Out of the ‘Horse World’ and Into the ‘Real World’

Mary Hollis Baird galloping racehorses at the track in Ocala. Photo courtesy of Mary Hollis Baird.

Applying for jobs is not fun. It’s even less fun when the only references on your resumé are non-verbal, 1,200-pound quadrupeds.

I recently have made the transition out of the professional “horse world.” I went back to college after riding and working in Ocala for five years. Making the decision to get out of Florida and the professional equine industry for me was scary because all my past experiences and hard work might not matter to anyone else.

The thing about eventing employment, like managing barns and working student gigs, is that you work hard and build a very specific skill-set. Besides being an ace stall-mucker and barn-aisle blower, I gained valuable expertise, like: working in a team environment; training and managing new employees; making clients feel heard and happy. Translating your roster of equine abilities into a resume is not an entirely effortless endeavor.

Photo courtesy of Mary Hollis Baird.

So here are some hopefully useful resumé tips that might help:

1. Use numbers. People don’t always understand equine jargon, but if you can say something like, “Implemented a 30% more efficient daily routine, allowing our team to maximize the time in our day,” that’s just a fancy way of saying I saved time by keeping the horses in for the morning while we rode and then turning them out in the afternoon. It’s all about utilizing your vocabulary to get noticed.

Another way to use numbers is by assessing a value to the horses to help future employers understand the responsibility that you were tasked with everyday. For example, an ex-working student for a high performance barn in Ocala could say, “Provided daily care for 10 sport horses ranging in value from $10,000-$80,000.”

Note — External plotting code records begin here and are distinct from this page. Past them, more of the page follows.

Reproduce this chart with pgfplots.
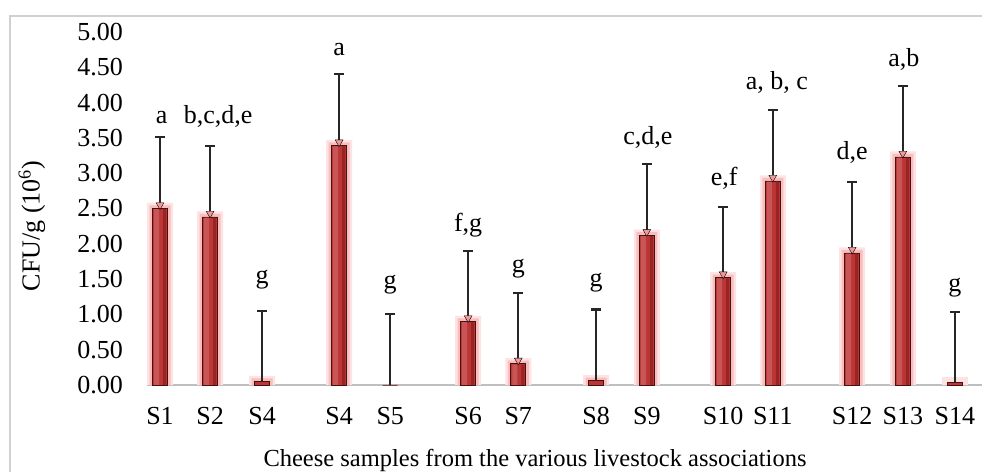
\documentclass[border=0pt]{standalone}
\usepackage{fontspec}
\setmainfont{Liberation Serif}
\usepackage{pgfplots}
\pgfplotsset{compat=1.18}
\usepackage{pgfplotstable}
\definecolor{barMain}{HTML}{BD3636}
\definecolor{barHi}{HTML}{C85656}
\definecolor{barDark}{HTML}{982424}
\definecolor{barEdge}{HTML}{4A1010}
\definecolor{glowA}{HTML}{FDE3E3}
\definecolor{glowB}{HTML}{F8BDBD}
\definecolor{triCol}{HTML}{F29A9A}
\definecolor{axgray}{HTML}{BFBFBF}
\definecolor{bordergray}{HTML}{D0D0D0}
\definecolor{errcol}{HTML}{262626}

\pgfplotstableread{
x v e
0 2.50 1.01
0.99 2.38 1.00
2.02 0.05 1.00
3.54 3.39 1.01
4.55 0 1.00
6.09 0.90 1.00
7.08 0.30 1.00
8.62 0.06 1.01
9.62 2.12 1.01
11.13 1.52 1.00
12.11 2.89 1.01
13.68 1.87 1.01
14.68 3.23 1.00
15.71 0.03 1.00
}\data

\newcommand{\lbl}{\fontsize{26}{30}\selectfont}

\begin{document}
\begin{tikzpicture}
\useasboundingbox (0pt,0pt) rectangle (982pt,471pt);
\draw[color=bordergray, line width=1.3pt] (10pt,-5pt) -- (10pt,455pt) -- (990pt,455pt);
\begin{axis}[
  at={(147pt,86pt)}, anchor=south west,
  scale only axis, width=835pt, height=353pt,
  xmin=-0.257, xmax=16.245, ymin=0, ymax=5,
  axis x line*=bottom, axis y line*=left,
  y axis line style={draw=none},
  x axis line style={draw=axgray, line width=2pt, -},
  major tick length=0pt, tick style={draw=none},
  ytick={0,0.5,...,5},
  yticklabel style={anchor=east, inner sep=0pt, xshift=-24pt, font=\lbl,
    /pgf/number format/fixed, /pgf/number format/fixed zerofill,
    /pgf/number format/precision=2},
  /pgf/number format/assume math mode=true,
  xtick={0,0.99,2.02,3.54,4.55,6.09,7.08,8.62,9.62,11.13,12.11,13.68,14.68,15.71},
  xticklabels={S1,S2,S4,S4,S5,S6,S7,S8,S9,S10,S11,S12,S13,S14},
  xticklabel style={anchor=north, inner sep=0pt, yshift=-22pt, font=\lbl},
  clip=false,
]
% soft glow around each bar
\addplot[ybar, bar width=26pt, bar shift=0pt, draw=none, fill=glowA,
  y filter/.expression={y<0.09 ? nan : y}]
  table[x=x, y expr=\thisrow{v}+0.08] {\data};
\addplot[ybar, bar width=21pt, bar shift=0pt, draw=none, fill=glowB,
  y filter/.expression={y<0.09 ? nan : y}]
  table[x=x, y expr=\thisrow{v}+0.045] {\data};
% main bars
\addplot[ybar, bar width=15pt, bar shift=0pt, draw=barEdge, line width=0.9pt,
  fill=barMain]
  table[x=x, y=v] {\data};
% lighter left strip and darker right strip inside each bar
\addplot[ybar, bar width=5pt, bar shift=-3.5pt, draw=none, fill=barHi,
  y filter/.expression={y<0.09 ? nan : y}]
  table[x=x, y expr=\thisrow{v}-0.01] {\data};
\addplot[ybar, bar width=3pt, bar shift=4.5pt, draw=none, fill=barDark,
  y filter/.expression={y<0.09 ? nan : y}]
  table[x=x, y expr=\thisrow{v}-0.01] {\data};
% small bevel triangle at the top of each bar
\addplot[only marks, mark=triangle*, mark size=4.5pt,
  mark options={rotate=180, fill=triCol, draw=none, yshift=-3.5pt},
  y filter/.expression={y<0.2 ? nan : y}]
  table[x=x, y=v] {\data};
% error bars
\addplot[draw=none, mark=none,
  error bars/.cd, y dir=plus, y explicit,
  error bar style={line width=2.2pt, color=errcol},
  error mark options={rotate=90, mark size=5pt, line width=2.2pt, color=errcol}]
  table[x=x, y=v, y error=e] {\data};

\node[anchor=base, font=\lbl] at (axis cs:0.03,3.71) {a};
\node[anchor=base, font=\lbl] at (axis cs:1.15,3.70) {b,c,d,e};
\node[anchor=base, font=\lbl] at (axis cs:2.02,1.44) {g};
\node[anchor=base, font=\lbl] at (axis cs:3.54,4.67) {a};
\node[anchor=base, font=\lbl] at (axis cs:4.55,1.36) {g};
\node[anchor=base, font=\lbl] at (axis cs:6.09,2.17) {f,g};
\node[anchor=base, font=\lbl] at (axis cs:7.08,1.60) {g};
\node[anchor=base, font=\lbl] at (axis cs:8.62,1.40) {g};
\node[anchor=base, font=\lbl] at (axis cs:9.64,3.40) {c,d,e};
\node[anchor=base, font=\lbl] at (axis cs:11.15,2.83) {e,f};
\node[anchor=base, font=\lbl] at (axis cs:12.19,4.18) {a, b, c};
\node[anchor=base, font=\lbl] at (axis cs:13.68,3.19) {d,e};
\node[anchor=base, font=\lbl] at (axis cs:14.70,4.51) {a,b};
\node[anchor=base, font=\lbl] at (axis cs:15.71,1.32) {g};
\end{axis}
\node[rotate=90, font=\lbl] at (32pt,245pt) {CFU/g (10\textsuperscript{6})};
\node[anchor=base, font=\fontsize{24.5}{28}\selectfont] at (535pt,4.3pt) {Cheese samples from the various livestock associations};
\end{tikzpicture}
\end{document}
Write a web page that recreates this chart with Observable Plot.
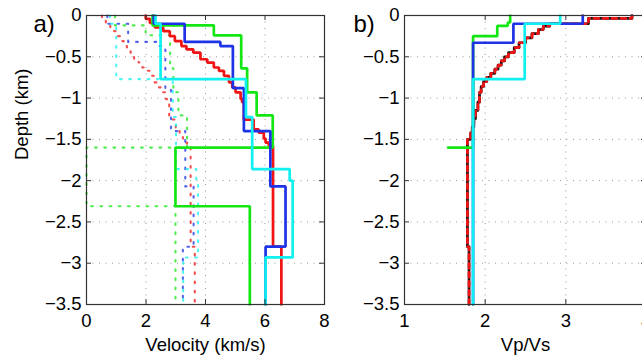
<!DOCTYPE html>
<html><head><meta charset="utf-8">
<script src="https://cdn.jsdelivr.net/npm/d3@7"></script>
<script src="https://cdn.jsdelivr.net/npm/@observablehq/plot@0.6"></script>
<style>
html,body{margin:0;padding:0;background:#fff;overflow:hidden}
#wrap{position:relative;width:642px;height:355px;overflow:hidden}
#wrap svg{position:absolute;top:0;overflow:visible}
</style></head><body><div id="wrap"></div>
<script>
// ---- tick labels ----
const depthTicks = [0, -0.5, -1, -1.5, -2, -2.5, -3, -3.5];
const velTicks = [0, 2, 4, 6, 8];
const ratioTicks = [1, 2, 3, 4];
const bottomDepth = -3.5;

// ---- red model (layer tops, Vp, Vs) ----
const redTop = [0, -0.04, -0.09, -0.145, -0.19, -0.25, -0.31, -0.37, -0.41, -0.45, -0.53, -0.57, -0.63, -0.67, -0.73, -0.81, -0.87, -0.93, -1.01, -1.05, -1.26, -1.38, -1.42, -1.49, -1.54, -1.58, -2.8];
const redVp = [1.99, 2.13, 2.3, 2.58, 2.8, 2.97, 3.19, 3.36, 3.59, 3.83, 4.06, 4.28, 4.45, 4.62, 4.79, 4.9, 5.01, 5.18, 5.23, 5.29, 5.62, 5.79, 5.96, 6.02, 6.13, 6.27, 6.55];
const redVs = [0.52, 0.65, 0.8, 0.93, 1.04, 1.13, 1.25, 1.36, 1.48, 1.6, 1.75, 1.88, 2.0, 2.13, 2.26, 2.4, 2.53, 2.65, 2.7, 2.78, 3.0, 3.13, 3.24, 3.3, 3.38, 3.5, 3.64];
const redRatioTop = [0, -0.035, -0.1, -0.13, -0.17, -0.22, -0.27, -0.33, -0.39, -0.45, -0.5, -0.55, -0.6, -0.65, -0.7, -0.75, -0.8, -0.86, -0.93, -1.05, -1.15, -1.25, -1.35, -1.42, -1.5, -2.8];
const redRatio = [3.82, 3.28, 2.8, 2.72, 2.66, 2.58, 2.5, 2.42, 2.36, 2.29, 2.24, 2.2, 2.16, 2.12, 2.07, 2.02, 1.98, 1.95, 1.93, 1.91, 1.88, 1.86, 1.84, 1.82, 1.78, 1.8];

// ---- green model ----
const greenTop = [0, -0.12, -0.24, -0.64, -0.93, -1.21, -1.6, -2.31];
const greenVp = [2.22, 4.28, 5.2, 5.4, 5.72, 6.26, 2.99, 5.49];
const greenVs = [0.96, 1.99, 2.81, 2.92, 3.09, 3.38, 0, 2.99];
const greenRatioTop = [0, -0.085, -0.125, -0.25, -1.6];
const greenRatio = [2.31, 2.28, 2.15, 1.85, 1.54];
const greenRatioBottom = -1.6;

// ---- blue model ----
const blueTop = [0, -0.1, -0.32, -0.37, -0.88, -1.4, -2.07, -2.8];
const blueVp = [2.26, 3.3, 4.5, 4.92, 5.29, 6.18, 6.69, 6.02];
const blueVs = [0.7, 1.4, 2.42, 2.65, 2.84, 3.32, 3.6, 3.24];
const blueRatioTop = [0, -0.1, -0.33];
const blueRatio = [3.21, 2.35, 1.85];

// ---- cyan model ----
const cyanTop = [0, -0.1, -0.77, -1.23, -1.86, -2.0, -2.93];
const cyanVp = [2.32, 2.49, 5.36, 5.57, 6.83, 6.93, 6.02];
const cyanVs = [0.79, 1.0, 2.9, 3.01, 3.69, 3.75, 3.25];
const cyanRatioTop = [0, -0.1, -0.77];
const cyanRatio = [2.93, 2.49, 1.85];

// ---- colours ----
const RED = "#f01414", GREEN = "#14e614", BLUE = "#1e32e6", CYAN = "#10f0f0";

function profile(tops, vals, bottom) {
  const pts = tops.map((t, i) => ({x: vals[i], y: t}));
  pts.push({x: vals[vals.length - 1], y: bottom});
  return pts;
}
const fmt = d3.format("");
const FONT = "'Liberation Sans', Arial, Helvetica, sans-serif";
const H = 355, MT = 15, MB = 51;
const PH = H - MT - MB;

function solid(data, color, extra = {}) {
  return Plot.line(data, {x: "x", y: "y", curve: "step-before", stroke: color, strokeWidth: 2.7, strokeLinejoin: "miter", ...extra});
}
function dotted(data, color) {
  return Plot.line(data, {x: "x", y: "y", curve: "step-before", stroke: color, strokeWidth: 2.1, strokeDasharray: "1.7,7.5", strokeOpacity: 0.75});
}
function commonMarks(xGrid) {
  return [
    Plot.ruleX(xGrid, {x: d => d, stroke: "#999", strokeDasharray: "1,5.5"}),
    Plot.ruleY(depthTicks.slice(1, -1), {y: d => d, stroke: "#999", strokeDasharray: "1,5.5"})
  ];
}
function frameMarks(xt, pw) {
  return [
    Plot.tickX(xt, {x: d => d, insetTop: PH - 5, stroke: "#333"}),
    Plot.tickX(xt, {x: d => d, insetBottom: PH - 5, stroke: "#333"}),
    Plot.tickY(depthTicks, {y: d => d, insetRight: pw - 5, stroke: "#333"}),
    Plot.tickY(depthTicks, {y: d => d, insetLeft: pw - 5, stroke: "#333"}),
    Plot.frame({stroke: "#333", strokeWidth: 1.2}),
    Plot.axisX(xt, {anchor: "bottom", tickSize: 0, tickPadding: 9, tickFormat: fmt, label: null}),
    Plot.axisY(depthTicks, {anchor: "left", tickSize: 0, tickPadding: 5, tickFormat: fmt, label: null})
  ];
}

// ---- Panel a ----
const pa = Plot.plot({
  width: 330, height: H,
  marginLeft: 86, marginRight: 6, marginTop: MT, marginBottom: MB,
  style: {fontFamily: FONT, fontSize: "18.5px", color: "black", background: "transparent"},
  x: {domain: [0, 8]},
  y: {domain: [bottomDepth, 0]},
  marks: [
    ...commonMarks([2, 4, 6]),
    dotted(profile(redTop, redVs, bottomDepth), RED),
    dotted(profile(greenTop, greenVs, bottomDepth), GREEN),
    dotted(profile(blueTop, blueVs, bottomDepth), BLUE),
    dotted(profile(cyanTop, cyanVs, bottomDepth), CYAN),
    solid(profile(redTop, redVp, bottomDepth), RED),
    solid(profile(greenTop, greenVp, bottomDepth), GREEN),
    solid(profile(blueTop, blueVp, bottomDepth), BLUE),
    solid(profile(cyanTop, cyanVp, bottomDepth), CYAN),
    ...frameMarks(velTicks, 238),
    Plot.text(["Velocity (km/s)"], {frameAnchor: "bottom", dy: 41, lineAnchor: "middle", fontSize: 18.5}),
    Plot.text(["Depth (km)"], {frameAnchor: "left", rotate: -90, dx: -64, lineAnchor: "middle", fontSize: 18.5}),
    Plot.text(["a)"], {frameAnchor: "top-left", dx: -53, dy: 9, textAnchor: "start", lineAnchor: "middle", fontSize: 24})
  ]
});

// ---- Panel b ----
const pb = Plot.plot({
  width: 330, height: H,
  marginLeft: 74, marginRight: 14, marginTop: MT, marginBottom: MB,
  style: {fontFamily: FONT, fontSize: "18.5px", color: "black", background: "transparent"},
  x: {domain: [1, 4]},
  y: {domain: [bottomDepth, 0]},
  marks: [
    ...commonMarks([2, 3]),
    Plot.line(profile(redRatioTop, redRatio, bottomDepth), {x: "x", y: "y", curve: "step-before", stroke: "#111", strokeWidth: 2.7}),
    solid(profile(redRatioTop, redRatio, bottomDepth), RED, {strokeDasharray: "5,4"}),
    solid(profile(greenRatioTop, greenRatio, greenRatioBottom), GREEN),
    solid(profile(blueRatioTop, blueRatio, bottomDepth), BLUE),
    solid(profile(cyanRatioTop, cyanRatio, bottomDepth), CYAN),
    ...frameMarks(ratioTicks, 242),
    Plot.text(["Vp/Vs"], {frameAnchor: "bottom", dy: 41, lineAnchor: "middle", fontSize: 18.5}),
    Plot.text(["b)"], {frameAnchor: "top-left", dx: -51, dy: 9, textAnchor: "start", lineAnchor: "middle", fontSize: 24})
  ]
});

const wrap = document.getElementById("wrap");
pa.style.left = "0px";
pb.style.left = "330px";
wrap.appendChild(pa);
wrap.appendChild(pb);
</script></body></html>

2. Brag! Don’t be shy about trying to impress people; for example, if you worked for an Olympic athlete, mention that! It connotes a level of competency into a context that non-equine professionals can understand.

3. Skills are skills are skills are skills. You can highlight soft skills on your resumé. Sometimes these will get you more traction with an employer than specific industry experience. For instance:

  • Any good horse show groom is a whiz at time management.
  • Managing an eventing barn makes you adopt effective organizational practices.
  • Motivating and directing your fellow barn workers is the same as working with any employees at other organizations.

4. References! You will need them, but definitely give people you are asking for references from a heads up. Horse people can be wonderful and charismatic; however, they might not quite realize what your future employer needs or wants to hear about you. Brief your references on the types of positions you are applying for and what you’d prefer them to convey — this way they are more prepared for the nature of questions that might be asked of them about you.

Having an out of the box resumé can be so helpful. Employers will notice you, it’s your job to make sure they notice the right things.

Good luck and Go Eventing (on the weekends because you have a real job now)!

Photo courtesy of Mary Hollis Baird.